Uneven judicialisation in global order
from Part III - Techniques and arenas
Published online by Cambridge University Press: 05 July 2015
Introduction
‘Law without courts’ seemed to Hugo Grotius an entirely coherent approach to the juridification of international relations. The first edition of his Law of War and Peace (De jure belli ac pacis, 1625) reflects an intense commitment to framing claims and rules for conduct outside the state in terms of legal rights and duties, but not to judicialisation, even though arbitration between sovereigns was addressed in earlier works he had read, such as Alberico Gentili’s Law of War (De iure belli libri tres, 1612 [1933]). Yet in modern times international judicialisation – the creation and use of international courts and tribunals – has been not only a significant component of liberal approaches to international order, but for some an indispensable concomitant of juridification.

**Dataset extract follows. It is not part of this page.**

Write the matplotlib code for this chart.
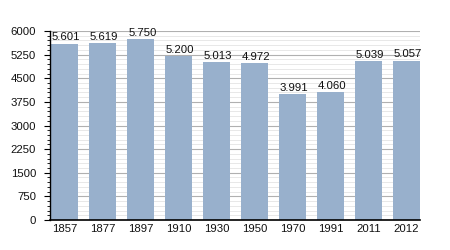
import numpy as np
import matplotlib
matplotlib.use("Agg")
import matplotlib.pyplot as plt
from matplotlib.ticker import MultipleLocator

plt.rcParams["font.family"] = ["Liberation Sans", "DejaVu Sans"]

years = ["1857", "1877", "1897", "1910", "1930", "1950", "1970", "1991", "2011", "2012"]
population = [5601, 5619, 5750, 5200, 5013, 4972, 3991, 4060, 5039, 5057]
labels = ["5.601", "5.619", "5.750", "5.200", "5.013", "4.972", "3.991", "4.060", "5.039", "5.057"]

fig = plt.figure(figsize=(4.5, 2.5), dpi=100)
ax = fig.add_axes([50/450, 30/250, 370/450, 189/250])

x = np.arange(len(years))
ax.bar(x, population, width=0.7, color="#98b0cc", zorder=3)

for xi, v, lab in zip(x, population, labels):
    ax.text(xi + 0.05, v + 40, lab, ha="center", va="bottom", fontsize=8.2, color="#111111", zorder=4)

ax.set_xlim(-0.38, 9.36)
ax.set_ylim(0, 6000)
ax.yaxis.set_major_locator(MultipleLocator(750))
ax.yaxis.set_minor_locator(MultipleLocator(150))
ax.grid(axis="y", which="major", color="#b0b0b0", linewidth=0.8, zorder=1)
ax.grid(axis="y", which="minor", color="#e4e4e4", linewidth=0.6, zorder=0)
ax.set_xticks(x)
ax.set_xticklabels(years)
ax.tick_params(axis="x", length=0, labelsize=8.2, pad=3, labelcolor="#111111")
ax.tick_params(axis="y", which="major", length=4, width=0.8, labelsize=8.2, pad=6, labelcolor="#111111")
ax.tick_params(axis="y", which="minor", length=2, width=0.6)

for s in ["top", "right"]:
    ax.spines[s].set_visible(False)
ax.spines["left"].set_linewidth(1)
ax.spines["bottom"].set_linewidth(1.2)
ax.spines["left"].set_zorder(5)
ax.spines["bottom"].set_zorder(5)

fig.savefig("out.png", dpi=100)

The opening section of this chapter provides an overview of the formation of what are now ten basic types of international courts. The following section offers some balance to the tendencies (implicit in the approach taken in the first section) to acclaim each flourishing legal institution as an achievement and to study only what exists, by considering the marked unevenness in the issues and in the ranges of states currently subject to juridification through international courts and tribunals. The final section addresses the question whether the density and importance of the judicially focused juridification that now exists has implications for politics, law and justice that are qualitatively different from what has gone before. This is explored by examining some of the main roles and functions of international courts, considered not simply as a menu but as a complex aggregate.